Long story short - RIP 283. 1967-2017. It was a good run. Time to go shopping for a 350.

The low hanging fruit is definitely the 4-bolt main, ~230horse/300 torque flat-tappet 350 that summit's selling for $2050 (which was $1650 six months ago :bang:). A fresh engine delivered to my door is pretty appealing.

Obviously, a roller-block would be better but for the amount of driving this truck will likely see, a flat-tappet base 350 will probably outlive me, and it is now the most cost effective option.

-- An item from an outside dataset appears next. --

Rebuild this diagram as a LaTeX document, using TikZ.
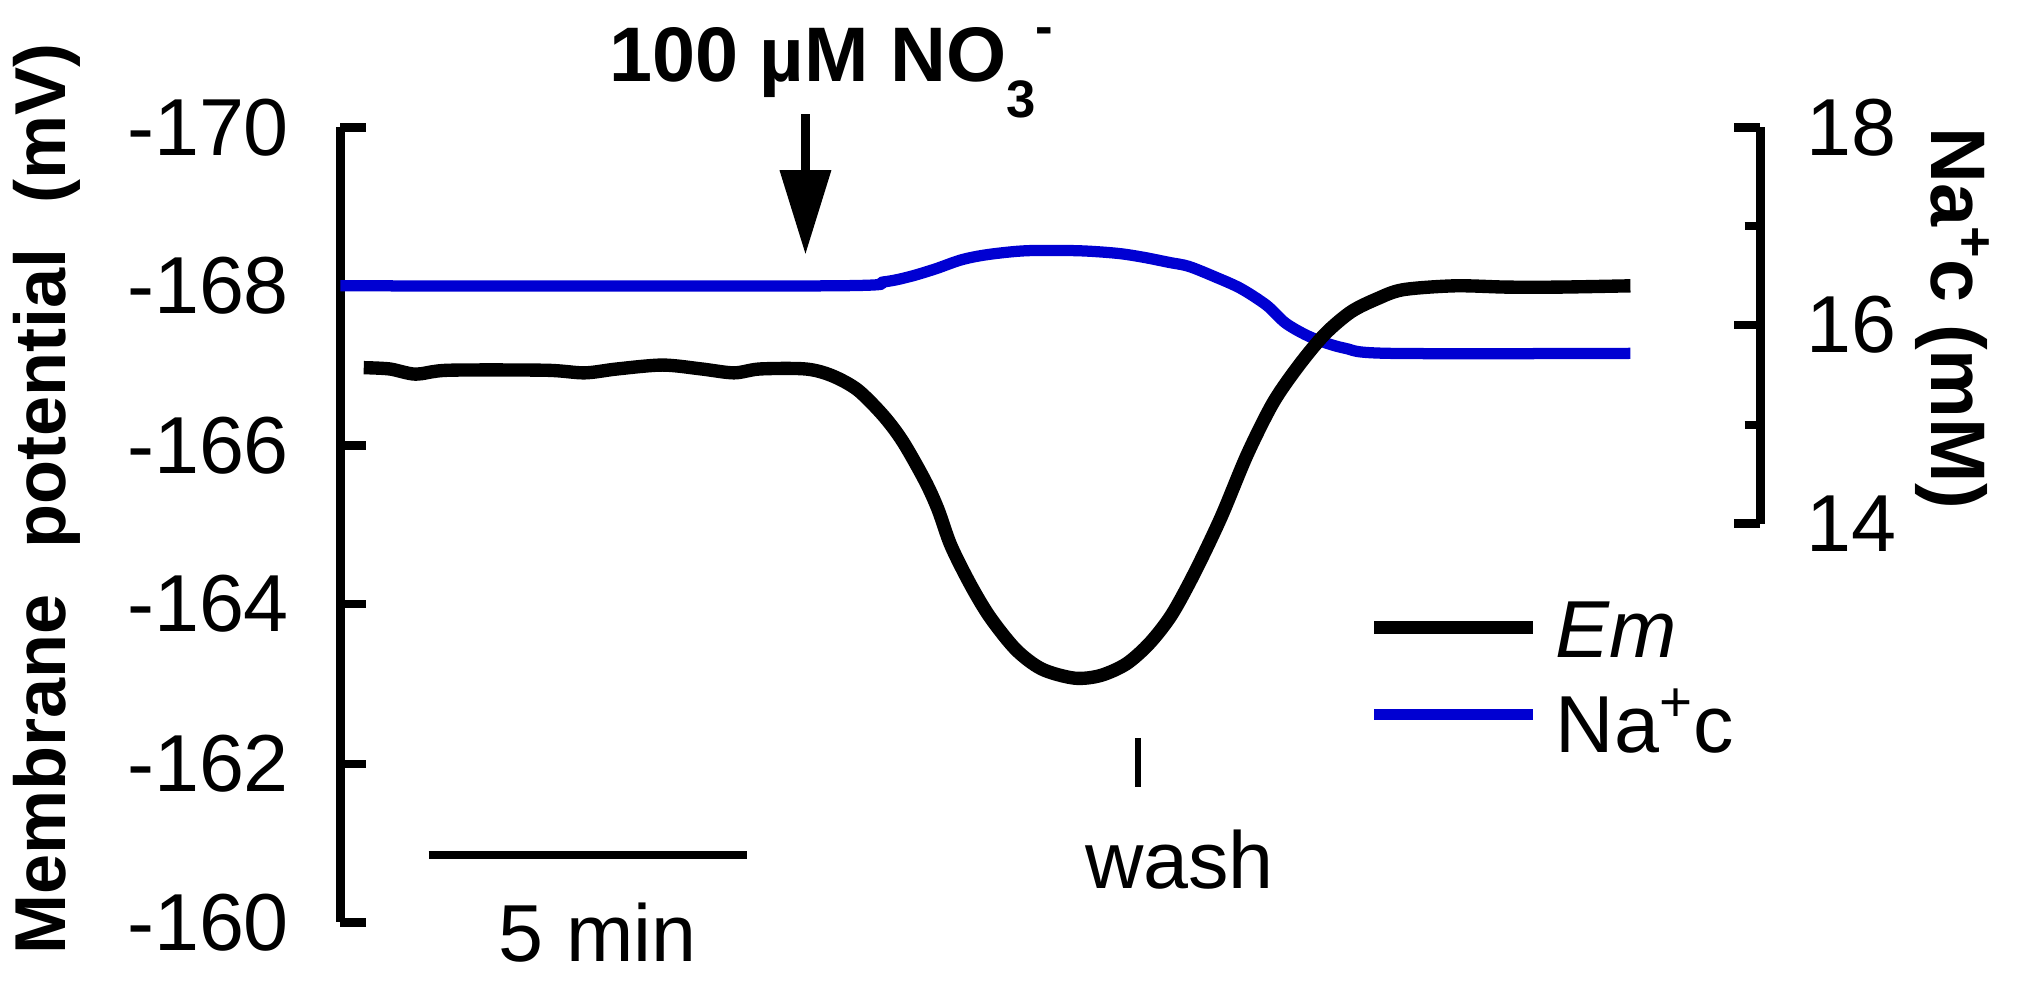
\documentclass[tikz,border=0pt]{standalone}
\usepackage{fontspec}
\setmainfont{Liberation Sans}
\usetikzlibrary{arrows.meta}
\definecolor{nablue}{RGB}{0,0,210}
\begin{document}
\begin{tikzpicture}[x=0.01299cm,y=-0.01299cm,
  ax/.style={line width=2.4pt},
  num/.style={font=\fontsize{23}{23}\selectfont},
  lab/.style={font=\fontsize{22}{22}\selectfont\bfseries},
  em/.style={line width=3.8pt,black,line join=round},
  na/.style={line width=3.2pt,nablue,line join=round}]
\useasboundingbox (0,0) rectangle (1568,762);
% left axis
\draw[ax] (262,98) -- (262,710);
\foreach \y/\t in {98/-170,220/-168,343/-166,465/-164,588/-162,710/-160}{
  \draw[ax] (262,\y) -- (282,\y);
  \node[num,anchor=east] (L\y) at (232,\y) {\t};}
\node[lab,rotate=90,font=\fontsize{20.5}{20.5}\selectfont\bfseries] (ylab) at (36,384) {Membrane\hspace{0.35em} potential\hspace{0.35em} (mV)};
% right axis
\draw[ax] (1355,98) -- (1355,403);
\foreach \y in {98,250,403}{\draw[ax] (1335,\y) -- (1355,\y);}
\foreach \y in {174,327}{\draw[ax] (1343,\y) -- (1355,\y);}
\foreach \y/\t in {98/18,250/16,403/14}{\node[num] (R\y) at (1425,\y) {\t};}
\node[lab,rotate=-90] (rlab) at (1503,245) {Na\textsuperscript{+}c (mM)};
% title and arrow
\node[lab] (title) at (640,56) {100 µM NO\raisebox{-0.9ex}{\fontsize{15}{15}\selectfont 3}\raisebox{0.9ex}{\fontsize{15}{15}\selectfont -}};
\coordinate (a1) at (620,88);
\coordinate (a2) at (620,196);
\draw[line width=2.6pt,-{Triangle[width=14pt,length=24pt]}] (a1) -- (a2);
% curves
\draw[na] plot[smooth,tension=0.5] coordinates {(262,220)(640,220)(680,217)(700,213)(720,207)(740,200)(760,196)(790,193)(830,193)(860,195)(880,198)(900,202)(915,205)(935,213)(955,222)(975,235)(990,249)(1010,260)(1035,268)(1070,272)(1255,272)};
\draw[em] plot[smooth,tension=0.5] coordinates {(280,283)(300,284)(320,288)(345,285)(420,285)(450,287)(475,284)(510,281)(540,284)(565,287)(585,284)(620,284)(640,289)(660,300)(680,320)(695,340)(712,370)(722,392)(732,420)(747,450)(762,475)(782,500)(802,515)(827,522)(847,520)(867,511)(885,495)(902,473)(920,440)(940,398)(960,350)(980,310)(1000,281)(1020,257)(1040,240)(1060,230)(1080,223)(1120,220)(1160,221)(1200,221)(1255,220)};
% legend
\draw[em] (1058,483) -- (1180,483);
\node[num,anchor=west] (lem) at (1188,485) {\itshape Em};
\draw[na] (1058,550) -- (1180,550);
\node[num,anchor=west] (lna) at (1188,555) {Na\textsuperscript{+}c};
% wash
\draw[line width=1.8pt] (876,568) -- (876,606);
\node[num] (wash) at (908,662) {wash};
% scale bar
\draw[ax] (330,658) -- (575,658);
\node[num] (smin) at (460,718) {5 min};
\end{tikzpicture}
\end{document}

The one thing I may "splurge" on is a long water pump and new pulleys and brackets to match. This solves my power steering conflict, but may, in turn, result in my needing to cut the alternator mount off my new rams horns...

All in all - I added it up last night; I've only got about $200 in parts for the 283 that I won't be able to transfer to a 350 - so in the grand scheme of things, it could have been worse. I'm hoping I can sell some of the short water pump pulleys and brackets, along with the (still good) PowerPak heads off the 283 to recoup some cost.